Pell has been in the public spotlight for a very long time. There are some who would convict him of all manner of things in the court of public opinion no matter what the evidence. There are others who would never convict him of anything, holding him in the highest regard. The criminal justice system is intended to withstand these preconceptions. The system is under serious strain, however, when it comes to Cardinal Pell.
The events of the Victorian parliamentary inquiry, the federal royal commission, the publication of Louise Milligan’s book Cardinal and Tim Minchin’s song Come Home (Cardinal Pell) were followed, just two weeks before the trial commenced, by the parliamentary apology to the victims of child sexual abuse. … Such things tend to shift not the legal, but the reputational, burden upon an accused person to prove innocence rather than the prosecution to prove guilt. …
Was the verdict unreasonable? Can it be supported having regard to the evidence? Those are questions for the appeal court. I can only hope and pray that the complainant can find some peace, able to get on with his life, whichever way the appeal goes. Should the appeal fail, I hope and pray that Cardinal Pell, heading for prison, is not the unwitting victim of a wounded nation in search of a scapegoat.
A piece in today’s edition of The Age has several quotes from close friends and acquaintances of Pell:
Anne McFarlane said the cardinal had been staying with her family during legal proceedings this year and last year.
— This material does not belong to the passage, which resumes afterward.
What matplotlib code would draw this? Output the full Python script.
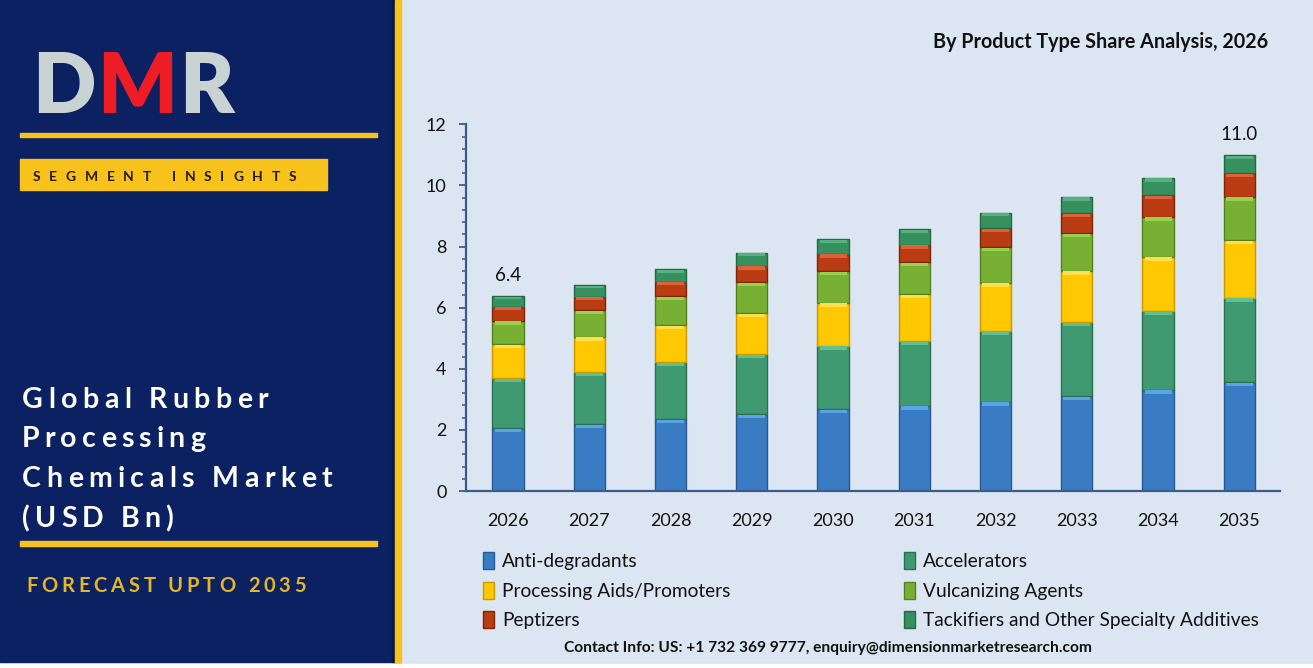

“Living with Cardinal Pell for so much of the past eight months, driving him to and from court and sitting in support of him on many occasions, I have come to know him on a day-to-day level… his needs are very simple, he is completely humble and undemanding and he is very grateful for any kindness or help at all,” she wrote.
“I don’t even recognise the George Pell who is portrayed in the media.”
She said Pell offered the family support when her daughter gave birth to a baby who was very sick and while her 51-year-old sister was terminally ill.
“Over the years of our friendship I have been well aware of the portrayal of Cardinal Pell in the media and it is a far cry from my experience of him,” she said.
Others that submitted character references to the court included Sue Buckingham, the founder of religious group David’s Place, which helps people who are homeless and disabled; Ellie Heiss, the former coordinator of the Aboriginal Catholic Ministry; and a former colleague at the Archdiocese of Sydney, Daniel Casey.
Finally, regarding media coverage of the trail, Reuters reports:
Dozens of Australian reporters and editors may face jail sentences for their coverage of Vatican Treasurer George Pell’s child sex abuse trial after being issued with legal notices asking why they should not be charged with contempt of court. …
The maximum penalties for contempt of court in Victoria state are five years jail and a fine of more than A$96,000 ($69,000), while a company can face a fine of nearly A$500,000.
Victoria’s The Age newspaper on Tuesday said that the state’s Director of Public Prosecutions (DPP) had issued 32 show cause notices to its journalists and other mastheads owned by parent Nine Entertainment Co asking them to explain why they should not be charged.